Türk sineması bir tek filmde aldığı rollerle milyarları kazanan oyuncu, yönetmenler tanıdı…
Alın size Recep İvedik…
İçeriğinde ne var? Filmin maliyeti 450 milyon, filmin gişe hasılatıysa 9 milyon dolar. Ve Recep İvedik namlı komedyen, daha dün girdiği sanat dünyasında altında üstü açık lüx araba, boğazda lüx yalıda oturuyor.
Kimsenin malında gözümüz yok…
Ama üzüntümüz şudurki Türk sinemasına bu kadar baş yapıt eser bırakan Yücel Çakmaklı ömrünün son yünlerinde emekli maaşına talim ederek yaşıyordu. Haydi bunu anlarsınız, bir yere koyarsınız. Peki onlarca Sinema, dizi, belgesel eser bırakan bu usta yönetmen’in hastane masraflarını ödeme gücü olmadığını söylersem ne düşünürsünüz?
***
Cumhurbaşkanı Abdullah Gül Yücel Beyi Memorial hastanesinde yattığı ilk gününden başlayarak yakın bir takiple izledi.

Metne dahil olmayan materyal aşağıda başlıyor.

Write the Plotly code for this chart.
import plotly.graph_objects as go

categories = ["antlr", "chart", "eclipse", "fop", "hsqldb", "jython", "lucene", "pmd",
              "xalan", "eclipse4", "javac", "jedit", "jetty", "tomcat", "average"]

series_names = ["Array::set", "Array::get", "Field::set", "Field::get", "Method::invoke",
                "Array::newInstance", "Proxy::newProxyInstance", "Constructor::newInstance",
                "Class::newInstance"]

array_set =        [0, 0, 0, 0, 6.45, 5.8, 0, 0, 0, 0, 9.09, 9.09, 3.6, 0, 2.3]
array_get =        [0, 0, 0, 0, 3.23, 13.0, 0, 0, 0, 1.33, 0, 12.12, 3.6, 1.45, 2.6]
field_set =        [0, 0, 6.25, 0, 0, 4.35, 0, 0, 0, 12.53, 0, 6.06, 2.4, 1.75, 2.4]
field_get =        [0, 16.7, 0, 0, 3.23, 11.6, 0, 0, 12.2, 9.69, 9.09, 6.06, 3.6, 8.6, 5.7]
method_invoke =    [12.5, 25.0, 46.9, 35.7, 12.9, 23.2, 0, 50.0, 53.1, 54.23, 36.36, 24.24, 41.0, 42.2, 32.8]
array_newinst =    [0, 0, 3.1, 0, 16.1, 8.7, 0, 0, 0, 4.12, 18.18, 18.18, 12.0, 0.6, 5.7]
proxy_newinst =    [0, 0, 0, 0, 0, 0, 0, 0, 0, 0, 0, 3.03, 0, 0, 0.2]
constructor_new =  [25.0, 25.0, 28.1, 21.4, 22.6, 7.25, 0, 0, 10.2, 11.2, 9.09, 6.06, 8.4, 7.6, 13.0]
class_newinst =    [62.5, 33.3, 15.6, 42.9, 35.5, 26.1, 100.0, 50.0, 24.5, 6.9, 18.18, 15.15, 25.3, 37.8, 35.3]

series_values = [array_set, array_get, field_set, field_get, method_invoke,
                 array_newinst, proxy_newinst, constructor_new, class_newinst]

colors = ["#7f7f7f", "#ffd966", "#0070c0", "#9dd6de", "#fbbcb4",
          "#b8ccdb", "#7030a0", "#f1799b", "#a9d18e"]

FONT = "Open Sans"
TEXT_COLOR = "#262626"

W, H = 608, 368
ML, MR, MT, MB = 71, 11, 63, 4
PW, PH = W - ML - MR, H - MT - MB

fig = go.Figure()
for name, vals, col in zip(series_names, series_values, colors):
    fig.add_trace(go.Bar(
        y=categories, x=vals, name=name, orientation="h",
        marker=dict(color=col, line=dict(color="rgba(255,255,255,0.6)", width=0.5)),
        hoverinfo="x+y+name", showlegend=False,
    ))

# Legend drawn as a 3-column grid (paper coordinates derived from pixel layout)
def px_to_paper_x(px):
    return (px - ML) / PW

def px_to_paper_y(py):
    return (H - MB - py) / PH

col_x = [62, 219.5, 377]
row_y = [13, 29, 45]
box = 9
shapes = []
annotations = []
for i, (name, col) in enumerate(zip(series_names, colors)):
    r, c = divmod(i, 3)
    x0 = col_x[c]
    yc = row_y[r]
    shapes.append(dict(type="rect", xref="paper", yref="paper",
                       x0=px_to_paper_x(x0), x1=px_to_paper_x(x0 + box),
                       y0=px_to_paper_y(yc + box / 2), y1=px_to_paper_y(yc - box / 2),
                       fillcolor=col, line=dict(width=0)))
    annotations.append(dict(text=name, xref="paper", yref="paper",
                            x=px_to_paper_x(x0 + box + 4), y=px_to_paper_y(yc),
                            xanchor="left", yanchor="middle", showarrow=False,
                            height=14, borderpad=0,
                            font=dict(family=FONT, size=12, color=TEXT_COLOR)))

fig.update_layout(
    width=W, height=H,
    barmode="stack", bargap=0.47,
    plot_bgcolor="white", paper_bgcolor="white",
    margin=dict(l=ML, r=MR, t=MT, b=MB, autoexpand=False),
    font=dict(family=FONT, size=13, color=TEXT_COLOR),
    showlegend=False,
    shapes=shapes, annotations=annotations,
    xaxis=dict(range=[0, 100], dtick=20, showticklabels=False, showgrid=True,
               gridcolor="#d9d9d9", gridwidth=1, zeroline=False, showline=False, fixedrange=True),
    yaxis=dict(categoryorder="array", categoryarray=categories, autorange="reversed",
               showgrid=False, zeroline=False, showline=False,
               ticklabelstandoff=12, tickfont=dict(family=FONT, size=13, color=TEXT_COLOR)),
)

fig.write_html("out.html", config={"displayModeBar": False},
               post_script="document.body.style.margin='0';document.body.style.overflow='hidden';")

Başbakan Erdoğan büyük vefa gösterdi, cenazesini taşıdı Yücel Beyin…
Kültür ve Turizm Bakanı Ertuğrul Günay geldi cenazesine…

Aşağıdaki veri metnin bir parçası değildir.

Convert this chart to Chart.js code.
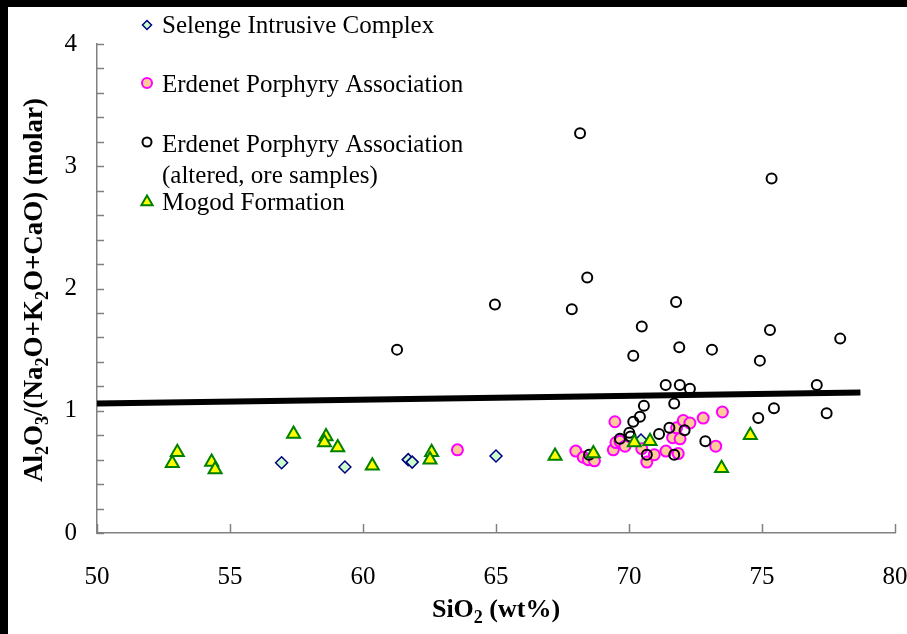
<!DOCTYPE html>
<html>
<head>
<meta charset="utf-8">
<script src="https://cdn.jsdelivr.net/npm/chart.js@4.4.0/dist/chart.umd.min.js"></script>
<style>
  html, body { margin: 0; padding: 0; background: #fff; overflow: hidden; }
  canvas { display: block; }
</style>
</head>
<body>
<canvas id="myChart" width="907" height="634"></canvas>
<script>
// Selenge Intrusive Complex
const selengeSiO2 = [56.94, 59.32, 61.70, 61.85, 65.00, 70.45];
const selengeASI  = [0.575, 0.54, 0.60, 0.58, 0.63, 0.76];

// Erdenet Porphyry Association
const erdenetSiO2 = [63.55, 68.00, 68.28, 68.47, 68.70, 69.41, 69.47, 69.51, 69.66, 69.85, 70.48, 70.67,
                     70.95, 71.39, 71.64, 71.79, 71.85, 71.92, 72.04, 72.29, 72.79, 73.26, 73.51];
const erdenetASI  = [0.68, 0.67, 0.62, 0.60, 0.59, 0.68, 0.91, 0.74, 0.75, 0.71, 0.69, 0.58,
                     0.64, 0.67, 0.78, 0.86, 0.65, 0.77, 0.92, 0.90, 0.94, 0.71, 0.99];

// Erdenet Porphyry Association (altered, ore samples)
const alteredSiO2 = [68.16, 75.36, 68.43, 64.96, 67.85, 71.77, 70.48, 75.30, 77.94, 71.89, 73.12, 61.28,
                     70.16, 74.92, 71.38, 71.91, 72.29, 77.06, 71.70, 70.56, 75.45, 74.86, 77.43, 70.41,
                     70.16, 71.52, 72.09, 71.13, 70.01, 70.06, 69.66, 72.87, 68.50, 70.67, 71.70];
const alteredASI  = [3.27, 2.90, 2.09, 1.87, 1.83, 1.89, 1.69, 1.66, 1.59, 1.52, 1.50, 1.50,
                     1.45, 1.41, 1.21, 1.21, 1.18, 1.21, 1.06, 1.04, 1.02, 0.94, 0.98, 0.95,
                     0.91, 0.86, 0.84, 0.81, 0.82, 0.79, 0.77, 0.75, 0.64, 0.64, 0.64];

// Mogod Formation
const mogodSiO2 = [52.83, 53.02, 54.31, 54.44, 57.39, 58.61, 58.55, 59.05, 60.35, 62.58, 62.52, 67.22,
                   68.66, 70.20, 70.79, 74.56, 73.48];
const mogodASI  = [0.57, 0.66, 0.58, 0.52, 0.81, 0.79, 0.74, 0.70, 0.55, 0.66, 0.60, 0.63,
                   0.65, 0.74, 0.75, 0.80, 0.53];

// dividing line
const lineSiO2 = [50, 78.7];
const lineASI  = [1.06, 1.15];

const xTicks = [50, 55, 60, 65, 70, 75, 80];
const yTicks = [0, 1, 2, 3, 4];

function toPoints(xs, ys) {
    return xs.map((x, i) => ({ x: x, y: ys[i] }));
}

const serif = '"Liberation Serif", "Times New Roman", serif';
const axisGray = '#808080';

// draws text pieces with subscripts, centred on cx
function drawRich(ctx, parts, size, cx, baseY) {
    const subSize = Math.round(size * 0.68);
    let total = 0;
    parts.forEach(p => {
        ctx.font = 'bold ' + (p[1] ? subSize : size) + 'px ' + serif;
        total += ctx.measureText(p[0]).width;
    });
    let x = cx - total / 2;
    parts.forEach(p => {
        ctx.font = 'bold ' + (p[1] ? subSize : size) + 'px ' + serif;
        ctx.fillText(p[0], x, baseY + (p[1] ? size * 0.22 : 0));
        x += ctx.measureText(p[0]).width;
    });
}

function drawMarker(ctx, style, x, y, r, fill, stroke, lw) {
    ctx.save();
    ctx.fillStyle = fill;
    ctx.strokeStyle = stroke;
    ctx.lineWidth = lw;
    ctx.beginPath();
    if (style === 'circle') {
        ctx.arc(x, y, r, 0, Math.PI * 2);
    } else if (style === 'rectRot') {
        ctx.moveTo(x, y - r); ctx.lineTo(x + r, y); ctx.lineTo(x, y + r); ctx.lineTo(x - r, y);
        ctx.closePath();
    } else {
        ctx.moveTo(x, y - r);
        ctx.lineTo(x + r * 0.866, y + r * 0.5);
        ctx.lineTo(x - r * 0.866, y + r * 0.5);
        ctx.closePath();
    }
    ctx.fill();
    ctx.stroke();
    ctx.restore();
}

const framePlugin = {
    id: 'frame',
    beforeDraw(chart) {
        const ctx = chart.ctx;
        ctx.save();
        ctx.fillStyle = '#fff';
        ctx.fillRect(0, 0, chart.width, chart.height);
        ctx.fillStyle = '#000';
        ctx.fillRect(0, 0, chart.width, 7);
        ctx.fillRect(0, 0, 8, chart.height);
        ctx.restore();
    },
    afterDraw(chart) {
        const ctx = chart.ctx;
        const xs = chart.scales.x, ys = chart.scales.y;
        const area = chart.chartArea;
        ctx.save();
        // inward tick marks
        ctx.strokeStyle = axisGray;
        ctx.lineWidth = 1.5;
        xTicks.forEach(v => {
            const px = Math.round(xs.getPixelForValue(v)) + 0.5;
            ctx.beginPath(); ctx.moveTo(px, area.bottom); ctx.lineTo(px, area.bottom - 9); ctx.stroke();
        });
        for (let i = 0; i <= 20; i++) {
            const py = Math.round(ys.getPixelForValue(i * 0.2)) + 0.5;
            ctx.beginPath(); ctx.moveTo(area.left, py); ctx.lineTo(area.left + 7, py); ctx.stroke();
        }

        // axis titles
        ctx.fillStyle = '#000';
        ctx.textBaseline = 'alphabetic';
        drawRich(ctx, [['SiO'], ['2', true], [' (wt%)']], 26, (area.left + area.right) / 2, 617);
        ctx.save();
        ctx.translate(42, 290);
        ctx.rotate(-Math.PI / 2);
        drawRich(ctx, [['Al'], ['2', true], ['O'], ['3', true], ['/(Na'], ['2', true], ['O+K'], ['2', true],
                       ['O+CaO) (molar)']], 27, 0, 0);
        ctx.restore();

        // legend
        const ds = chart.data.datasets;
        const rows = [
            { d: ds[0], y: 25, r: 4.5, text: ['Selenge Intrusive Complex'], base: 33 },
            { d: ds[1], y: 83, r: 5, text: ['Erdenet Porphyry Association'], base: 92 },
            { d: ds[2], y: 142, r: 4.5, text: ['Erdenet Porphyry Association', '(altered, ore samples)'], base: 152 },
            { d: ds[3], y: 202, r: 6.5, text: ['Mogod Formation'], base: 210 }
        ];
        ctx.font = '25px ' + serif;
        rows.forEach(r => {
            drawMarker(ctx, r.d.pointStyle, 147, r.y, r.r, r.d.backgroundColor, r.d.borderColor, r.d.borderWidth);
            ctx.fillStyle = '#000';
            r.text.forEach((t, k) => ctx.fillText(t, 162, r.base + k * 31));
        });
        ctx.restore();
    }
};

const ctx = document.getElementById('myChart').getContext('2d');
const myChart = new Chart(ctx, {
    type: 'scatter',
    data: {
        datasets: [
            {
                label: 'Selenge Intrusive Complex',
                data: toPoints(selengeSiO2, selengeASI),
                pointStyle: 'rectRot',
                pointRadius: 6,
                backgroundColor: '#ccffcc',
                borderColor: '#000080',
                borderWidth: 1.5,
                order: 4
            },
            {
                label: 'Erdenet Porphyry Association',
                data: toPoints(erdenetSiO2, erdenetASI),
                pointStyle: 'circle',
                pointRadius: 5.5,
                backgroundColor: '#ffcc99',
                borderColor: '#ff00ff',
                borderWidth: 2,
                order: 3
            },
            {
                label: 'Erdenet Porphyry Association (altered, ore samples)',
                data: toPoints(alteredSiO2, alteredASI),
                pointStyle: 'circle',
                pointRadius: 5,
                backgroundColor: 'rgba(255,255,255,0)',
                borderColor: '#000000',
                borderWidth: 2,
                order: 2
            },
            {
                label: 'Mogod Formation',
                data: toPoints(mogodSiO2, mogodASI),
                pointStyle: 'triangle',
                pointRadius: 7.5,
                backgroundColor: '#ffff00',
                borderColor: '#008000',
                borderWidth: 2,
                order: 1
            },
            {
                label: 'line',
                type: 'line',
                data: toPoints(lineSiO2, lineASI),
                borderColor: '#000',
                borderWidth: 6,
                pointRadius: 0,
                showLine: true,
                clip: false,
                order: 0
            }
        ]
    },
    options: {
        responsive: false,
        animation: false,
        layout: { padding: { top: 44, right: 12, left: 0, bottom: 0 } },
        plugins: {
            legend: { display: false },
            tooltip: { enabled: false }
        },
        scales: {
            x: {
                type: 'linear',
                min: 50,
                max: 80,
                afterFit: s => {
                    s.height = 101;
                    // tick padding would otherwise be reserved at both ends of the axis
                    s.paddingLeft = 0;
                    s.paddingRight = 0;
                },
                afterBuildTicks: s => { s.ticks = xTicks.map(v => ({ value: v })); },
                ticks: {
                    font: { family: serif, size: 25 },
                    color: '#000',
                    padding: 29,
                    maxRotation: 0
                },
                grid: { display: false, drawTicks: false },
                border: { color: axisGray, width: 1.5 }
            },
            y: {
                min: 0,
                max: 4,
                afterFit: s => { s.width = 97; },
                afterBuildTicks: s => { s.ticks = yTicks.map(v => ({ value: v })); },
                ticks: {
                    font: { family: serif, size: 25 },
                    color: '#000',
                    padding: 20
                },
                grid: { display: false, drawTicks: false },
                border: { color: axisGray, width: 1.5 }
            }
        }
    },
    plugins: [framePlugin]
});
</script>
</body>
</html>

Bakanlar, Milletvekilleri geldi…
Hepsine teşekkür etmekten başka ne diyebiliriz…
Ancak Yücel Çakmaklı, bunca tanıdığı; siyasette, devlette etkin makamdayken sanat hayatının en durgun günlerini son 7 yılda yaşadı. Marifet öldükten sonramı ilgi, alaka göstermektir? Sanatçının yaşarken; itibara, saygıya, desteğe ihtiyacı yok mudur?
Efendim, “Devlet Üstün Hizmet Madalyası verdik? Onure ettik mi” diyeceksiniz… Kimin umrundaki… Onun sanat hayatının en durgun günleri MTTB’de Beraber olduğu Abdullah Gül’ün Cumhurbaşkanı, Tayyip Erdoğan’ın Başbakan, arkadaşlarının Bakan olduğu dönem değil mi?

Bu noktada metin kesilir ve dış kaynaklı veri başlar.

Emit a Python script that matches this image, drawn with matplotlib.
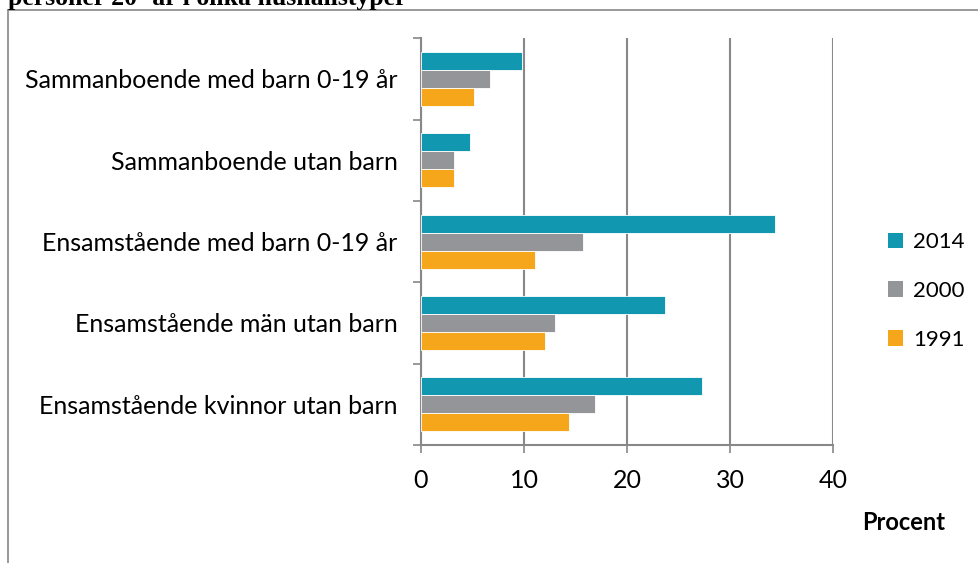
import matplotlib
matplotlib.use("Agg")
import matplotlib.pyplot as plt
from matplotlib.lines import Line2D
from matplotlib.patches import Patch
import numpy as np

categories = ["Ensamstående kvinnor utan barn",
              "Ensamstående män utan barn",
              "Ensamstående med barn 0-19 år",
              "Sammanboende utan barn",
              "Sammanboende med barn 0-19 år"]
years = ["2014", "2000", "1991"]
v2014 = [27.3, 23.7, 34.4, 4.8, 9.8]
v2000 = [16.9, 13.0, 15.7, 3.2, 6.7]
v1991 = [14.4, 12.0, 11.1, 3.2, 5.1]
colors = ["#1197AF", "#939598", "#F5A61A"]
xticks = [0, 10, 20, 30, 40]

plt.rcParams['font.family'] = ['Lato', 'DejaVu Sans']

fig = plt.figure(figsize=(9.79, 5.63), dpi=100)
ax = fig.add_axes([421/979, 1-445/563, (833-421)/979, (445-38.3)/563])

y = np.arange(len(categories))
h = 0.221
for vals, off, c in zip([v2014, v2000, v1991], [h, 0, -h], colors):
    ax.barh(y + off, vals, height=h, color=c, edgecolor='white', linewidth=0.6, zorder=3)

ax.set_xlim(0, 40)
ax.set_ylim(-0.5, len(categories) - 0.5)
ax.set_xticks(xticks)
ax.set_xticklabels([str(t) for t in xticks], fontsize=18)
ax.set_yticks(y)
ax.set_yticklabels(categories, fontsize=18)
ax.set_yticks(np.arange(-0.5, len(categories)), minor=True)
ax.tick_params(axis='y', which='major', length=0, pad=17)
ax.tick_params(axis='y', which='minor', length=6, width=1.2, color='#888888')
ax.tick_params(axis='x', which='major', length=6, width=1.2, color='#888888', pad=11)
ax.grid(axis='x', color='#888888', linewidth=1.5, zorder=0)
for s in ['top', 'right']:
    ax.spines[s].set_visible(False)
for s in ['left', 'bottom']:
    ax.spines[s].set_color('#888888')
    ax.spines[s].set_linewidth(1.5)

handles = [Patch(facecolor=c, edgecolor='none') for c in colors]
fig.legend(handles, years, loc='center left', bbox_to_anchor=(879/979, 1-291/563),
           frameon=False, fontsize=16, handlelength=0.7, handleheight=0.7,
           labelspacing=1.3, handletextpad=0.45, borderaxespad=0)

fig.text(904/979, 1-522/563, "Procent", ha='center', va='center', fontsize=17, fontweight='bold')

fig.text(8/979, 1-5/563, "personer 20- år i olika hushållstyper", ha='left', va='baseline',
         fontsize=18.5, fontweight='bold', family=['Liberation Serif', 'DejaVu Serif'])

fig.add_artist(Line2D([8/979, 1], [1-10/563, 1-10/563], transform=fig.transFigure, color='#888888', lw=1.2))
fig.add_artist(Line2D([8/979, 8/979], [0, 1-10/563], transform=fig.transFigure, color='#888888', lw=1.2))

fig.savefig("out.png", dpi=100)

Beyler, siyaseti besleyen kültürdür. Kültürü olmayan siyasetin dili olmaz. Siz, bu kültürün en önemli unsurlarını oluşturan isimlere hayattayken ne kadar destek oldunuz?
***
Herkesin kendini haklı göstermek için söyleyeceği bir şey vardır ama, ben önümdeki faturaya bakıyorum…
Fatura 26 Milyar…
Ne faturası bu?
Yücel Çakmaklı’nın hastane masraflarının faturası…
Ailesinin normalde bunu rahatça ödemesi beklenmez mi? Hani onlarca film, dizi, belgesel yapmış bir ismin hastane masrafının ödenmesinden bahsediyoruz…
Ama ödeme gücü yok…
Emekli maaşından başka geliri olmayan bir Usta…
Yine imdada bazılarının o makama getirildiği için hala Başbakan Erdoğan’a kızdığı bir isim yetişiyor. O isim Ertuğrul Günay… Hastane masraflarını kendisine bağlı Telif Hakları ve Sinema Genel Müdürlüğü üzerine alıyor.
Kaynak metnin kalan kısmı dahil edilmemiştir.